### Request
Without the pictures, print the lines running from the beginning of the material to the line containing "var yTicks = [179, 298, 431, 552, 664];", both ends included.
◇ ◇ ◇ ◇ ◇ ◇ ◇
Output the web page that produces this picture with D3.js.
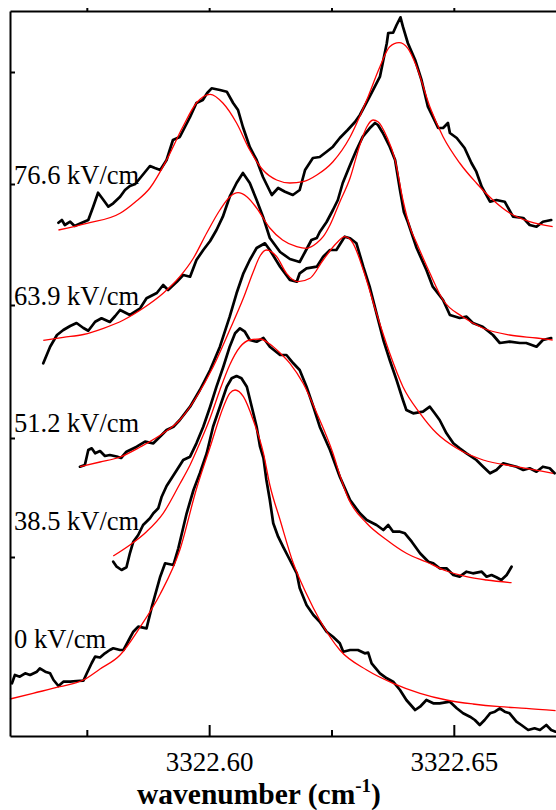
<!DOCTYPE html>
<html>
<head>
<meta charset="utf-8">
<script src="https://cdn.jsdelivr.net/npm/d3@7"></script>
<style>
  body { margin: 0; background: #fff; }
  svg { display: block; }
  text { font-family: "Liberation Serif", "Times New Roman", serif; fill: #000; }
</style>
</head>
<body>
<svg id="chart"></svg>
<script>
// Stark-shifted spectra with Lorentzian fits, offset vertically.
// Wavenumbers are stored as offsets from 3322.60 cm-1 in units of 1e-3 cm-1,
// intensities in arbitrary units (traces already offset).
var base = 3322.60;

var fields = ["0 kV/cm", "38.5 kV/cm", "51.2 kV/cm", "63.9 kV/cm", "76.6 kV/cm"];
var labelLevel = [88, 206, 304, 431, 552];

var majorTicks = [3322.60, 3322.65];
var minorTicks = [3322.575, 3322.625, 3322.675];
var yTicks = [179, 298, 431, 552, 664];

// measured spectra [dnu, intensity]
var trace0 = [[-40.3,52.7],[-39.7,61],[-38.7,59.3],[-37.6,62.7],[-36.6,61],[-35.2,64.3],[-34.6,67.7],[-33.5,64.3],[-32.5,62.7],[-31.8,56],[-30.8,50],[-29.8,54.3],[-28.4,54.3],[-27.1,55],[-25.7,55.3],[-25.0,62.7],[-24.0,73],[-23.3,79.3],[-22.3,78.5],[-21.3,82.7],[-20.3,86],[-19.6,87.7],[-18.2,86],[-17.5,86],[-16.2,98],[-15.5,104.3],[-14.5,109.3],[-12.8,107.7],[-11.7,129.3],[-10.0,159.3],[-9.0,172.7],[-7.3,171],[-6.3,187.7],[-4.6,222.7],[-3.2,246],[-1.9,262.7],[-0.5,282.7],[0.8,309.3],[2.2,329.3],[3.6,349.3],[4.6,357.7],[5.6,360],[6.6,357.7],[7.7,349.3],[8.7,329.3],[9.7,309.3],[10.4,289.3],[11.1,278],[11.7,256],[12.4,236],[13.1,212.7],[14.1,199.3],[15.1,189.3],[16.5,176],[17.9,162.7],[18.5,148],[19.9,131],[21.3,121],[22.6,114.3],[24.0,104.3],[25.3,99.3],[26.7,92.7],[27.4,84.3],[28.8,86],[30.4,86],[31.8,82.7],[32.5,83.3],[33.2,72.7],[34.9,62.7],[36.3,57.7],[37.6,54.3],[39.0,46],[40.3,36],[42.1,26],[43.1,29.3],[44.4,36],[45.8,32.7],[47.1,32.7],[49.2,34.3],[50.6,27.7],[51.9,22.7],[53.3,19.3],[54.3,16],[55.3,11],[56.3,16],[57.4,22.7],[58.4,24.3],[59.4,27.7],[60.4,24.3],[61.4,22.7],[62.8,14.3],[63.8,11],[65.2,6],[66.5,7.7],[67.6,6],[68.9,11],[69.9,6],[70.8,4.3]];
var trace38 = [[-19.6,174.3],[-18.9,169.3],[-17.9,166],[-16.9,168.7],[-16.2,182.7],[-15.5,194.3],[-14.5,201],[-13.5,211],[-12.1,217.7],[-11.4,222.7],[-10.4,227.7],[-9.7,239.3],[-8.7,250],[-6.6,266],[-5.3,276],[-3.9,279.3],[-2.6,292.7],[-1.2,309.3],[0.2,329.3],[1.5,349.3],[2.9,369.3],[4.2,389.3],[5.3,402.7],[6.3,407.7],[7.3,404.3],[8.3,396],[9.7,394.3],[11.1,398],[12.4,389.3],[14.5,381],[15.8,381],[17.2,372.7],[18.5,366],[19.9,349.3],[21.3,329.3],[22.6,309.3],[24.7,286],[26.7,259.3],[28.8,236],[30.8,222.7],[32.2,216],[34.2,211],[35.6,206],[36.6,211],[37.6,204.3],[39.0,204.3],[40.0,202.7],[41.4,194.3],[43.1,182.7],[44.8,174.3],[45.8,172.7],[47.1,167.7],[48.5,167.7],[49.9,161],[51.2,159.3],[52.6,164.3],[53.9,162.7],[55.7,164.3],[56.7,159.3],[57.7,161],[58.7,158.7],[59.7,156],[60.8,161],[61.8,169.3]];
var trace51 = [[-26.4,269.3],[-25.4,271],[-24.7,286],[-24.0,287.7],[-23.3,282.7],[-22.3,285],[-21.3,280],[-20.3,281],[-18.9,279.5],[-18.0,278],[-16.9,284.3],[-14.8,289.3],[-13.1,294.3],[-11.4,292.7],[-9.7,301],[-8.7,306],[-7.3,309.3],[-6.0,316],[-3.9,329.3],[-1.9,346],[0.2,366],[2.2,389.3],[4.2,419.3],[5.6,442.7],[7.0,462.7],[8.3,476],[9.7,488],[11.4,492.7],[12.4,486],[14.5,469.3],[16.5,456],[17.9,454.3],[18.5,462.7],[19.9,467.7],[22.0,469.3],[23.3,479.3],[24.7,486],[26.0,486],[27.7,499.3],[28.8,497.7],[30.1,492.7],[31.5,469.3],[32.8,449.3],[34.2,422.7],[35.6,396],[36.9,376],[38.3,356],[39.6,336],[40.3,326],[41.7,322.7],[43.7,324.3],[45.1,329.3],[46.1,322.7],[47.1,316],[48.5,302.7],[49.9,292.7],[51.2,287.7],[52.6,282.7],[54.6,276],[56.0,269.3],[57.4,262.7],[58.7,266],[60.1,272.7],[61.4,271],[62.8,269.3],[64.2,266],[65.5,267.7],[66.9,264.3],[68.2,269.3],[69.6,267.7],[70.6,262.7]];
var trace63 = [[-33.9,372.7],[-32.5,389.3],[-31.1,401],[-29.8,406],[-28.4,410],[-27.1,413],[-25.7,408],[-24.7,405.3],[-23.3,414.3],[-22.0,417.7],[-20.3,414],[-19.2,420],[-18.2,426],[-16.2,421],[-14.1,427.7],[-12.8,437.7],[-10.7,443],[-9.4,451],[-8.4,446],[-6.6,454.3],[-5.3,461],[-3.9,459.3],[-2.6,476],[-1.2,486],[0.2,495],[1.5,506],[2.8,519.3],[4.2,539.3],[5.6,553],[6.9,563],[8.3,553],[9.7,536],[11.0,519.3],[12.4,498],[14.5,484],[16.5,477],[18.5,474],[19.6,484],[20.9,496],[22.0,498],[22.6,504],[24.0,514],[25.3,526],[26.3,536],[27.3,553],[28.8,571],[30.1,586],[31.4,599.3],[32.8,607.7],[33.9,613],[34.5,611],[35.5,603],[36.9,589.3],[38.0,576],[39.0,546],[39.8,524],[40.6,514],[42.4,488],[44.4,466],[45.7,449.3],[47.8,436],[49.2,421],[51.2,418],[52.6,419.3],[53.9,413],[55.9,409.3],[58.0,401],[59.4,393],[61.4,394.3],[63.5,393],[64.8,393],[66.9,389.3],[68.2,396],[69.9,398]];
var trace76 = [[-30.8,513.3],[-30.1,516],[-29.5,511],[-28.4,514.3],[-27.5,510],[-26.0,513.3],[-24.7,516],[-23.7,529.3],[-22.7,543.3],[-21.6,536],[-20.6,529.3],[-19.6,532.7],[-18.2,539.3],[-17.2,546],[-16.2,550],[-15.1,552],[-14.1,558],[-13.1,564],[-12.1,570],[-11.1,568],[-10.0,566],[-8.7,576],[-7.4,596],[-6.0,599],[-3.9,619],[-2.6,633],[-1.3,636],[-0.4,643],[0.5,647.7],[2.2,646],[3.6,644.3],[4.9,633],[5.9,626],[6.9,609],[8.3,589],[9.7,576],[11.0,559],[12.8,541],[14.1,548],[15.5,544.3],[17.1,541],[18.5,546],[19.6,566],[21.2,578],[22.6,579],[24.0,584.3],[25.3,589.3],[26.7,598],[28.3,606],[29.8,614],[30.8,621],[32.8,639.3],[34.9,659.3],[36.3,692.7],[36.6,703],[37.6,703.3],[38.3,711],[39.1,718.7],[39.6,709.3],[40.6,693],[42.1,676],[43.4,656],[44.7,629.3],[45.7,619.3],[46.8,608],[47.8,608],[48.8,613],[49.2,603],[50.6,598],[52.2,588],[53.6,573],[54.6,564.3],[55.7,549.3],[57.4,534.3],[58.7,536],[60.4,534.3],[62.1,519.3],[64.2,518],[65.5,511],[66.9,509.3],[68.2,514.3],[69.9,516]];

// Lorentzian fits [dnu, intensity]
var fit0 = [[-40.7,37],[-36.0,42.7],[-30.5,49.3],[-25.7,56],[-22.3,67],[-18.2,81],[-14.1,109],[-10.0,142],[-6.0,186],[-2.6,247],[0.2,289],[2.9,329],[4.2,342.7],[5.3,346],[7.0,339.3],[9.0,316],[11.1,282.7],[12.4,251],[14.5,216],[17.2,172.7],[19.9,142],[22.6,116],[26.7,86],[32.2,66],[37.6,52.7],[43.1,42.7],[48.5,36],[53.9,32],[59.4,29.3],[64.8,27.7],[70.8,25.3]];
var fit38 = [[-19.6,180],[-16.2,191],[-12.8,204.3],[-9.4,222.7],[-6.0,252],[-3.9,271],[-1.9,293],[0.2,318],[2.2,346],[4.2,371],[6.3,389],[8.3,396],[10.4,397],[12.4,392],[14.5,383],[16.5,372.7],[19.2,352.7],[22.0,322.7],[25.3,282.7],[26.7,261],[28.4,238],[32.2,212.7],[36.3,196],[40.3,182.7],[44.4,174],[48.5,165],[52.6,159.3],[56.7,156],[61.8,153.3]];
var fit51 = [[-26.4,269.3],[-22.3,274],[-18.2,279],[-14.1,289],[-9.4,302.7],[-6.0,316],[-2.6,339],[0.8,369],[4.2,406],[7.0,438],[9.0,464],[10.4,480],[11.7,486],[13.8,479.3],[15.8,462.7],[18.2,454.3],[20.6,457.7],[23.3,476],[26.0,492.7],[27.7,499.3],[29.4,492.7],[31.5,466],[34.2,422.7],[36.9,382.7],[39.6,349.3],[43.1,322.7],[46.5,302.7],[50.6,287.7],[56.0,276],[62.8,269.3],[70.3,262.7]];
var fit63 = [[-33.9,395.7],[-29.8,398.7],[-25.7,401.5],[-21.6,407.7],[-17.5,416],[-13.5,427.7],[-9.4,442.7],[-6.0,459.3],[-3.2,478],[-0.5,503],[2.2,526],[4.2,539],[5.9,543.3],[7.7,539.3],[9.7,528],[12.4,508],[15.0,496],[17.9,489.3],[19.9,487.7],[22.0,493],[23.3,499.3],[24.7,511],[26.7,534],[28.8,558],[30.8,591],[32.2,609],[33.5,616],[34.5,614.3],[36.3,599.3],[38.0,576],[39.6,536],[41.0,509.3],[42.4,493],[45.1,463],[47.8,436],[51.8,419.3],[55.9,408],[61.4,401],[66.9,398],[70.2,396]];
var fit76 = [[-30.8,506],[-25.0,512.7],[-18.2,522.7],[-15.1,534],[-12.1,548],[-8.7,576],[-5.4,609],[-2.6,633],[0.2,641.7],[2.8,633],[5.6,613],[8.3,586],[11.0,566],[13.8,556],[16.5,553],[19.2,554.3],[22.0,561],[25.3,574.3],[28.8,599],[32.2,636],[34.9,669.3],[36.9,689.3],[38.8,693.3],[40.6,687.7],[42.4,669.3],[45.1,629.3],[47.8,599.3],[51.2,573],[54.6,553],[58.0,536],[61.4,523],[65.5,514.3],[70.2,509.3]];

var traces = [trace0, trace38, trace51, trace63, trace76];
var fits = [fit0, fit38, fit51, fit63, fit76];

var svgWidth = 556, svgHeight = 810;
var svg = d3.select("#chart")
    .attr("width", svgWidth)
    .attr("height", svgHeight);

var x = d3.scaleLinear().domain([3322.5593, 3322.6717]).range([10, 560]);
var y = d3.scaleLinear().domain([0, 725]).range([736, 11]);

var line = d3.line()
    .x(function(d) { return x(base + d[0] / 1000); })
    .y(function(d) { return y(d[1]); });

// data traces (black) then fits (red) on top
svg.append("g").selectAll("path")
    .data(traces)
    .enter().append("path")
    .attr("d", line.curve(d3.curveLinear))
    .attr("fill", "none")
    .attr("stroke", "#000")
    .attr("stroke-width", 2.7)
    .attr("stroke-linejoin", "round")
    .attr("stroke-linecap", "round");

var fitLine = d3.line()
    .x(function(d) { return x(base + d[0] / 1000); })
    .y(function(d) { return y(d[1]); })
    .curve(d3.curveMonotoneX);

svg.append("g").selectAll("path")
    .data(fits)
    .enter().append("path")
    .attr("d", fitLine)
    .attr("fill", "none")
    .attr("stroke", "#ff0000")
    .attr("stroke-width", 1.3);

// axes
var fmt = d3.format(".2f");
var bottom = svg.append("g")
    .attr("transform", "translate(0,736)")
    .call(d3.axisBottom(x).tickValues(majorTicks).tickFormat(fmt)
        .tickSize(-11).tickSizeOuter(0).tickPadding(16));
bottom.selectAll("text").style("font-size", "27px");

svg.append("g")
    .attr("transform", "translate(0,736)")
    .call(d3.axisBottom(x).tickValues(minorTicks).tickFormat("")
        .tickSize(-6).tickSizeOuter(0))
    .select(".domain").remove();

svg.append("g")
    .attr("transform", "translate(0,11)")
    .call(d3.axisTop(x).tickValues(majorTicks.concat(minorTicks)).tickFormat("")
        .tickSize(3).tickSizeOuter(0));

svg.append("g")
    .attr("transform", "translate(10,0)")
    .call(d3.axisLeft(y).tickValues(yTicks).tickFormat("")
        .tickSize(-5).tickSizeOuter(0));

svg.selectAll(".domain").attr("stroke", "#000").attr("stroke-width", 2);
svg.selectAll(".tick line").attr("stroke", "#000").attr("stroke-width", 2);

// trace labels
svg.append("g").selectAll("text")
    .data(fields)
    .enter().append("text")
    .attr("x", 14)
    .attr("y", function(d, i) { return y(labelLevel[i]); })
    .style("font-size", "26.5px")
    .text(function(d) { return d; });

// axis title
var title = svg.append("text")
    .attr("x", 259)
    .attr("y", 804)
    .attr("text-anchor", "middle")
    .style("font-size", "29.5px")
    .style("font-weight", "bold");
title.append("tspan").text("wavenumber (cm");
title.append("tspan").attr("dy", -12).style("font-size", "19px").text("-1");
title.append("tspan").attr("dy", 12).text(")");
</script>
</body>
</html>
◇ ◇ ◇ ◇ ◇ ◇ ◇
### Exercise solution
Output the web page that produces this picture with D3.js.
<!DOCTYPE html>
<html>
<head>
<meta charset="utf-8">
<script src="https://cdn.jsdelivr.net/npm/d3@7"></script>
<style>
  body { margin: 0; background: #fff; }
  svg { display: block; }
  text { font-family: "Liberation Serif", "Times New Roman", serif; fill: #000; }
</style>
</head>
<body>
<svg id="chart"></svg>
<script>
// Stark-shifted spectra with Lorentzian fits, offset vertically.
// Wavenumbers are stored as offsets from 3322.60 cm-1 in units of 1e-3 cm-1,
// intensities in arbitrary units (traces already offset).
var base = 3322.60;

var fields = ["0 kV/cm", "38.5 kV/cm", "51.2 kV/cm", "63.9 kV/cm", "76.6 kV/cm"];
var labelLevel = [88, 206, 304, 431, 552];

var majorTicks = [3322.60, 3322.65];
var minorTicks = [3322.575, 3322.625, 3322.675];
var yTicks = [179, 298, 431, 552, 664];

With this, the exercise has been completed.